Ciba shares plummeted on Tuesday after the company announced a first-half net loss of SFr569 million ($520 million) compared with a SFr103 million profit in the corresponding period in 2007.

Profits were dented by a SFr595 million write down at its water and paper treatment unit. The company is in the process of slashing 2,500 jobs, announced two years ago, and recently hinted that it may sell off unprofitable businesses.

Clariant managed to post a SFr92 million first-half net profit in July (SFr73 million in 2007), but warned of difficult times ahead as demand dries up and production costs increase in the next few months.

The company said in 2006 that it would shed ten per cent of its workforce (2,200 jobs) and reduce factory capacity. As part of this programme, the firm shed 750 jobs earlier in the year and announced the impending closure of a British based factory last month.

Strategic U-turn

Both companies are particularly susceptible to price changes in raw materials and energy costs, but the strengthening of the Swiss franc against the dollar this year has also disadvantaged them.

“If you are producing in Europe and transferring your products to the US then you have a huge cost disadvantage,” Zurich Cantonal bank analyst Martin Schreiber told swissinfo.

Schreiber added that US competitors had been quicker to adjust their strategies to pass on rising costs to customers and reduce output capacity.

“They both followed the wrong strategy of focusing on volume growth rather than price increases, but they are now both changing. Clariant introduced this strategy six or 12 months before Ciba, allowing them to increase prices six per cent in the second quarter.

“The climate is now very good for price increases because customers know that raw material prices are increasing,” he said.

Ciba struggling

Schreiber believes Clariant has the edge over its rival as both companies battle to boost financial figures and share prices.

“Market share is not a key point, but to maintain profitability in the near future. Clariant is in a healthier position, it has more strategic options and a stronger balance sheet to reposition itself in the market,” he said.

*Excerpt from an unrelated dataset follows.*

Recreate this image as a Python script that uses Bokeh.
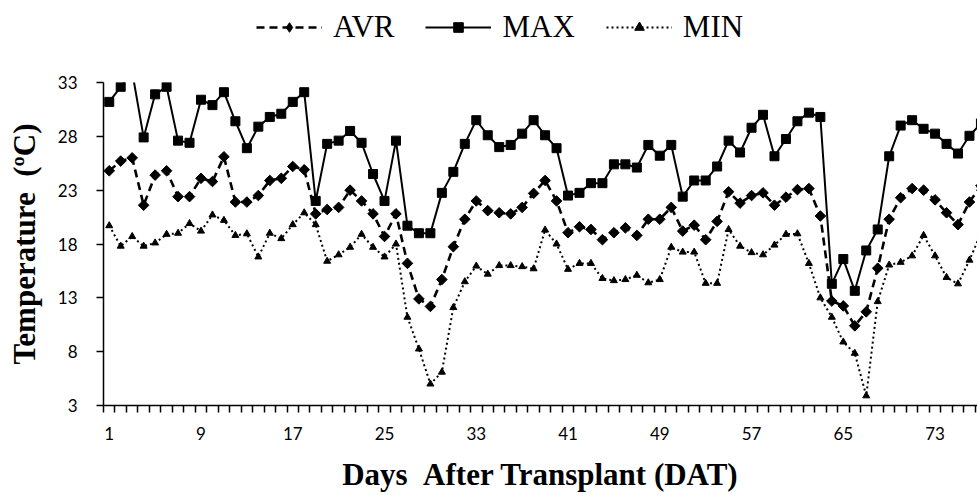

Other analysts are more wary about Ciba’s future prospects. “Ciba is in a tough situation. [It] is taking corrective restructuring measures so as to restore both profitability and sustainable value creation, but the turnaround will take time,” said Vontobel analyst Damien Weyermann.

swissinfo, Matthew Allen

Basel-based Clariant is a global leader in the field of fine and specialty chemicals.

It produces dyes, pigments, functional chemicals, additives and masterbatches for the textile, paper, leather, plastics, synthetic fibres and paint industries.

The company has a strong heritage going back to the 1850s, with roots in both Sandoz and Hoechst Specialty Chemicals.

In 2006, it announced that 2,200 jobs would be lost while factory production would be cut by 10% and the number of products would be reduced by a quarter. The measures were part of a four-year restructuring programme that had started two years earlier.

Ciba is one of three companies created by the merger of Ciba-Geigy and Sandoz in 1996, along with Novartis and Syngenta. It was initially called Ciba Specialty Chemicals, but shortened its name last year.

The Basel-based group supplies dyes and pigments to textile, car, cosmetic, plastics, paper and construction industries.

The company said in 2006 that it would slash 2,500 jobs – the group’s fourth cost-cutting exercise in five years. On January 1 of this year, Armin Meyer stepped down as chief executive but remained as group chairman.